▶ GOAL
Only the lines from the first one through the line with "const fmtX = (v: number)" should be printed, exactly as they appear.

▶ AVAILABLE DATA

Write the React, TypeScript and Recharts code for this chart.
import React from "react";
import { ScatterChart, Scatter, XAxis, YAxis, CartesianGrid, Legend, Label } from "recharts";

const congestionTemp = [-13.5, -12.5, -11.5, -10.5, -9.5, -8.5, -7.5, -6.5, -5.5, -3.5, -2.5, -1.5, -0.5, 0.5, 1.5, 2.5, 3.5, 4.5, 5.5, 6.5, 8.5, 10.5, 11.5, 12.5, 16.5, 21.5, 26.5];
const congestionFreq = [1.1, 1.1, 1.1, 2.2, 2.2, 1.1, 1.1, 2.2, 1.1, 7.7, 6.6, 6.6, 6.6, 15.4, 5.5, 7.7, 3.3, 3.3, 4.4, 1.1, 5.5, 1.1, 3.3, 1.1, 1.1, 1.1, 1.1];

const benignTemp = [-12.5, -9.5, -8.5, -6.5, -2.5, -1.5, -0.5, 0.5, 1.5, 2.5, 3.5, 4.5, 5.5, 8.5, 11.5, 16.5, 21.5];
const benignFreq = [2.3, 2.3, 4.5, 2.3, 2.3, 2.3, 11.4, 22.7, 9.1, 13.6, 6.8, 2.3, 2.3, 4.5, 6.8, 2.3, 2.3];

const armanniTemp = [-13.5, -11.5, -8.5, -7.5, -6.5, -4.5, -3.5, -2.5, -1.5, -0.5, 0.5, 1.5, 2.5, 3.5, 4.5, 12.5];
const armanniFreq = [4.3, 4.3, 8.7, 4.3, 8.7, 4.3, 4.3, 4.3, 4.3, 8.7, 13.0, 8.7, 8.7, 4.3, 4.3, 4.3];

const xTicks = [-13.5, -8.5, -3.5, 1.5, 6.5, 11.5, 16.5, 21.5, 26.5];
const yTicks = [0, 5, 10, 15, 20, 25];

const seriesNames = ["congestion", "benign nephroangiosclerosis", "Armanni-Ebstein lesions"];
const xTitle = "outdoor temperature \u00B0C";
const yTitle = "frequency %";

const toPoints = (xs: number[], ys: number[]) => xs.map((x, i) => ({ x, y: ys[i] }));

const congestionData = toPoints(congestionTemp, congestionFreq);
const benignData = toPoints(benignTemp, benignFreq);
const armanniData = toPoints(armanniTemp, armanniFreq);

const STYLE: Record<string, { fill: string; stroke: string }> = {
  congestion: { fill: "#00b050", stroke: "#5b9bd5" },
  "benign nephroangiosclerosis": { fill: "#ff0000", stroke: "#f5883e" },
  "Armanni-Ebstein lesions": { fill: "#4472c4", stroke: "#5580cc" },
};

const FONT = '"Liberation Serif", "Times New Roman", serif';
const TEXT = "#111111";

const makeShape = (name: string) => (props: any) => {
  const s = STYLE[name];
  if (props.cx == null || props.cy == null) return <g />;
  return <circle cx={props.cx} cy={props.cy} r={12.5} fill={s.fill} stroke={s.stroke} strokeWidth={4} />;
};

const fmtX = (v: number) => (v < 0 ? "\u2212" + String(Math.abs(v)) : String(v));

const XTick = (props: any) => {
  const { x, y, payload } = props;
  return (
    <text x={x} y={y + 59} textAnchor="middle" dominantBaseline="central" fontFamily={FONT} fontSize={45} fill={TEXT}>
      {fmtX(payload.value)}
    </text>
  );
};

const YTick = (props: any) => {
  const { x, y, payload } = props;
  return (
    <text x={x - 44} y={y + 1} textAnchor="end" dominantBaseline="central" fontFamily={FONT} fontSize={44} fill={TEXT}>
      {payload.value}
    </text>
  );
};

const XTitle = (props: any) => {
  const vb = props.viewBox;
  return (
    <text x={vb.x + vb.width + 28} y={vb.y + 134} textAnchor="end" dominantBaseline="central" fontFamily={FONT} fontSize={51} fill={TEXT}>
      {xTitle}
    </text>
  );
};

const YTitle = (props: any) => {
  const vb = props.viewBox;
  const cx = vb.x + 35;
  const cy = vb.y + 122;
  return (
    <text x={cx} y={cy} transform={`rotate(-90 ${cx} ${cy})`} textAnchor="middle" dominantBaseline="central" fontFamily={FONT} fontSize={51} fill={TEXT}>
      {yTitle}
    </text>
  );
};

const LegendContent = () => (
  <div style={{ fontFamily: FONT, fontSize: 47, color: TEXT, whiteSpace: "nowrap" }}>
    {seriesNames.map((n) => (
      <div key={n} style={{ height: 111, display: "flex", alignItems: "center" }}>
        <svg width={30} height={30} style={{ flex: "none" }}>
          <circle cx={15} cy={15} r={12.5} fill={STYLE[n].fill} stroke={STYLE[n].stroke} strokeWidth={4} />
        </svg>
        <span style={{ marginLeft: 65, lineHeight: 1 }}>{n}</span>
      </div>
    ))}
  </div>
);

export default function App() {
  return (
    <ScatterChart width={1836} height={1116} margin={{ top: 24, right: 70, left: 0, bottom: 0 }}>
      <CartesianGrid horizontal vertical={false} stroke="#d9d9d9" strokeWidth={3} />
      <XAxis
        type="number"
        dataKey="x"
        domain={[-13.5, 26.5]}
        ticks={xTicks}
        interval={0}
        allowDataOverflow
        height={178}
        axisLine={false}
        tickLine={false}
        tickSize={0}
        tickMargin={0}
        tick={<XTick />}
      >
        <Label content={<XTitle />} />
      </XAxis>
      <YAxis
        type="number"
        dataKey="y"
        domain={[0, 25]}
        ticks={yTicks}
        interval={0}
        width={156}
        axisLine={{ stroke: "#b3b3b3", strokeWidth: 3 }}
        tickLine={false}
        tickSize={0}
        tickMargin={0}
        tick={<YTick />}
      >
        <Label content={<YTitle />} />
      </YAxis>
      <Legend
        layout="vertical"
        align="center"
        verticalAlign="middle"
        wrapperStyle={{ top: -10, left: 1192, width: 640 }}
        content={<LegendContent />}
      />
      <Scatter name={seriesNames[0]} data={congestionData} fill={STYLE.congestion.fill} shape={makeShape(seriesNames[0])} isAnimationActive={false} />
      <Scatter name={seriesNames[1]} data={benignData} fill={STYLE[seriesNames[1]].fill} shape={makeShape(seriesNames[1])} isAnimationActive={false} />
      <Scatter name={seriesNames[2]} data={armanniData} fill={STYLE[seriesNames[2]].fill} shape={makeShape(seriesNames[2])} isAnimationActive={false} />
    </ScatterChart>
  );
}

▶ FULL OUTPUT
Write the React, TypeScript and Recharts code for this chart.
import React from "react";
import { ScatterChart, Scatter, XAxis, YAxis, CartesianGrid, Legend, Label } from "recharts";

const congestionTemp = [-13.5, -12.5, -11.5, -10.5, -9.5, -8.5, -7.5, -6.5, -5.5, -3.5, -2.5, -1.5, -0.5, 0.5, 1.5, 2.5, 3.5, 4.5, 5.5, 6.5, 8.5, 10.5, 11.5, 12.5, 16.5, 21.5, 26.5];
const congestionFreq = [1.1, 1.1, 1.1, 2.2, 2.2, 1.1, 1.1, 2.2, 1.1, 7.7, 6.6, 6.6, 6.6, 15.4, 5.5, 7.7, 3.3, 3.3, 4.4, 1.1, 5.5, 1.1, 3.3, 1.1, 1.1, 1.1, 1.1];

const benignTemp = [-12.5, -9.5, -8.5, -6.5, -2.5, -1.5, -0.5, 0.5, 1.5, 2.5, 3.5, 4.5, 5.5, 8.5, 11.5, 16.5, 21.5];
const benignFreq = [2.3, 2.3, 4.5, 2.3, 2.3, 2.3, 11.4, 22.7, 9.1, 13.6, 6.8, 2.3, 2.3, 4.5, 6.8, 2.3, 2.3];

const armanniTemp = [-13.5, -11.5, -8.5, -7.5, -6.5, -4.5, -3.5, -2.5, -1.5, -0.5, 0.5, 1.5, 2.5, 3.5, 4.5, 12.5];
const armanniFreq = [4.3, 4.3, 8.7, 4.3, 8.7, 4.3, 4.3, 4.3, 4.3, 8.7, 13.0, 8.7, 8.7, 4.3, 4.3, 4.3];

const xTicks = [-13.5, -8.5, -3.5, 1.5, 6.5, 11.5, 16.5, 21.5, 26.5];
const yTicks = [0, 5, 10, 15, 20, 25];

const seriesNames = ["congestion", "benign nephroangiosclerosis", "Armanni-Ebstein lesions"];
const xTitle = "outdoor temperature \u00B0C";
const yTitle = "frequency %";

const toPoints = (xs: number[], ys: number[]) => xs.map((x, i) => ({ x, y: ys[i] }));

const congestionData = toPoints(congestionTemp, congestionFreq);
const benignData = toPoints(benignTemp, benignFreq);
const armanniData = toPoints(armanniTemp, armanniFreq);

const STYLE: Record<string, { fill: string; stroke: string }> = {
  congestion: { fill: "#00b050", stroke: "#5b9bd5" },
  "benign nephroangiosclerosis": { fill: "#ff0000", stroke: "#f5883e" },
  "Armanni-Ebstein lesions": { fill: "#4472c4", stroke: "#5580cc" },
};

const FONT = '"Liberation Serif", "Times New Roman", serif';
const TEXT = "#111111";

const makeShape = (name: string) => (props: any) => {
  const s = STYLE[name];
  if (props.cx == null || props.cy == null) return <g />;
  return <circle cx={props.cx} cy={props.cy} r={12.5} fill={s.fill} stroke={s.stroke} strokeWidth={4} />;
};

const fmtX = (v: number) => (v < 0 ? "\u2212" + String(Math.abs(v)) : String(v));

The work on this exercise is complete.